We review a district court's denial of a motion for
sanctions for abuse of discretion. United States v. Seltzer,
227 F.3d 36, 39 (2d Cir. 2000). "A district court would
necessarily abuse its discretion if it based its ruling on an
erroneous view of the law or on a clearly erroneous assessment
of the evidence." Residential Funding Corp. v. DeGeorge Fin.
Corp., 306 F.3d 99, 107 (2d Cir. 2002) (internal quotation marks
omitted) (citing Cooter & Gell v. Hartmarx Corp., 496 U.S. 384,
405 (1990)).
To prevail on a motion for sanctions for the loss or
destruction of evidence, a defendant must show that (1) the
government acted in bad faith by destroying the evidence, see
Arizona v. Youngblood, 488 U.S. 51, 57 (1988); (2) the evidence
possessed an "exculpatory value that was apparent before it was
destroyed," California v. Trombetta, 467 U.S. 479, 489 (1984);
and (3) the defendant was "unable to obtain comparable evidence
by other reasonably available means," id.

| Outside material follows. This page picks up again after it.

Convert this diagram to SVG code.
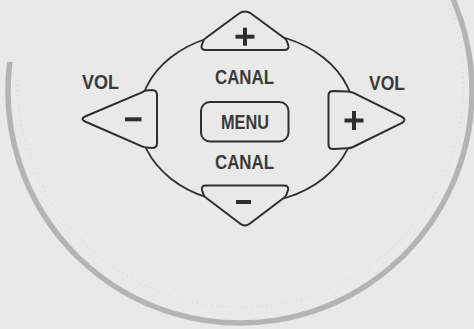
<svg xmlns="http://www.w3.org/2000/svg" width="474" height="329" viewBox="0 0 474 329">
<style>
.ln{fill:#e9e9e9;stroke:#2e2e2e;stroke-width:2;stroke-linejoin:round}
.lbl{font-family:"Liberation Sans",Arial,sans-serif;font-weight:bold;fill:#3a3a3a;text-anchor:middle}
.sym{fill:#2e2e2e}
</style>
<rect width="474" height="329" fill="#e9e9e9"/>
<g id="outer-ring">
<path d="M 9.8 62 A 232 232 0 1 0 451.2 -5" fill="none" stroke="#b4b4b4" stroke-width="5.5"/>
<path d="M 18 70 A 223 223 0 1 0 445 -5" fill="none" stroke="#d4d4d4" stroke-width="1.2" stroke-dasharray="1 4"/>
</g>
<g id="pad-ring">
<ellipse cx="247" cy="118" rx="108" ry="85.5" fill="none" stroke="#2e2e2e" stroke-width="1.8"/>
</g>
<g id="canal-up">
<path class="ln" d="M 206 50 Q 201 50 201.5 46 L 203 41.5 Q 204 39 206.5 37.5 L 239 13.5 Q 245 9.5 251 13.5 L 283.5 37.5 Q 286 39 287 41.5 L 288.5 46 Q 289 50 284 50 Z"/>
<rect class="sym" x="235.5" y="34.7" width="19" height="4"/>
<rect class="sym" x="243" y="27.7" width="4" height="18"/>
</g>
<g id="canal-down">
<path class="ln" d="M 206 185.5 L 284 185.5 Q 289 185.5 288 190 L 286.5 194.5 Q 285.5 197 283 198.5 L 250 223.5 Q 245 227.5 240 223.5 L 207 198.5 Q 204.5 197 203.5 194.5 L 202 190 Q 201 185.5 206 185.5 Z"/>
<rect class="sym" x="236" y="200" width="15" height="4"/>
</g>
<g id="vol-down">
<path class="ln" d="M 152 90 Q 157 90 157 95 L 157 143 Q 157 148 152 148 L 146.5 147.5 Q 144 147.3 142 146.4 L 85 121.5 Q 80 119 85 116.5 L 142 92.3 Q 144 91 146.5 90.6 Z"/>
<rect class="sym" x="125" y="117.3" width="16.5" height="4"/>
</g>
<g id="vol-up">
<path class="ln" d="M 333 91 L 347.5 91.4 Q 350.5 91.6 353 92.6 L 402 116.8 Q 407 119.8 402 122.8 L 353 147 Q 350.5 148.1 347.5 148.3 L 333 149 Q 328.5 149 328.5 144.5 L 328.5 95.5 Q 328.5 91 333 91 Z"/>
<rect class="sym" x="344.5" y="118.5" width="19" height="4"/>
<rect class="sym" x="352" y="111" width="4" height="19"/>
</g>
<g id="menu">
<rect class="ln" x="201" y="102" width="87.5" height="39.5" rx="9"/>
<text class="lbl" x="245" y="128.5" font-size="21" textLength="48" lengthAdjust="spacingAndGlyphs">MENU</text>
</g>
<g id="labels">
<text class="lbl" x="100.5" y="89" font-size="19.5" textLength="37" lengthAdjust="spacingAndGlyphs">VOL</text>
<text class="lbl" x="387" y="90" font-size="19.5" textLength="36" lengthAdjust="spacingAndGlyphs">VOL</text>
<text class="lbl" x="244.5" y="84" font-size="19.5" textLength="59" lengthAdjust="spacingAndGlyphs">CANAL</text>
<text class="lbl" x="244.5" y="169" font-size="19.5" textLength="59" lengthAdjust="spacingAndGlyphs">CANAL</text>
</g>
</svg>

The district court found that "the evidence at issue
would not have any exculpatory value because the audio and video
evidence provided by the primary officer's recording was clear."
United States v. Lopez, No. 3:11–CR–139–WWE, 2012 WL 3231014, at
*3 (D. Conn. Aug. 6, 2012). Furthermore, the district court
found that, even if a second set of recordings did exist, they
would be inferior in quality in comparison to Trooper Pirog's
recordings. Id.
Here, Lopez not only had access to Trooper Pirog's
recordings but the opportunity to question Trooper Dowe at the
suppression hearing. Lopez therefore cannot show that he was
"unable to obtain comparable evidence by other reasonably
available means." Accordingly, we conclude that the district
court did not abuse its discretion in denying Lopez's request
for sanctions.
We have considered Lopez's remaining arguments and
conclude they are without merit. For the foregoing reasons, we
AFFIRM the judgment of the district court.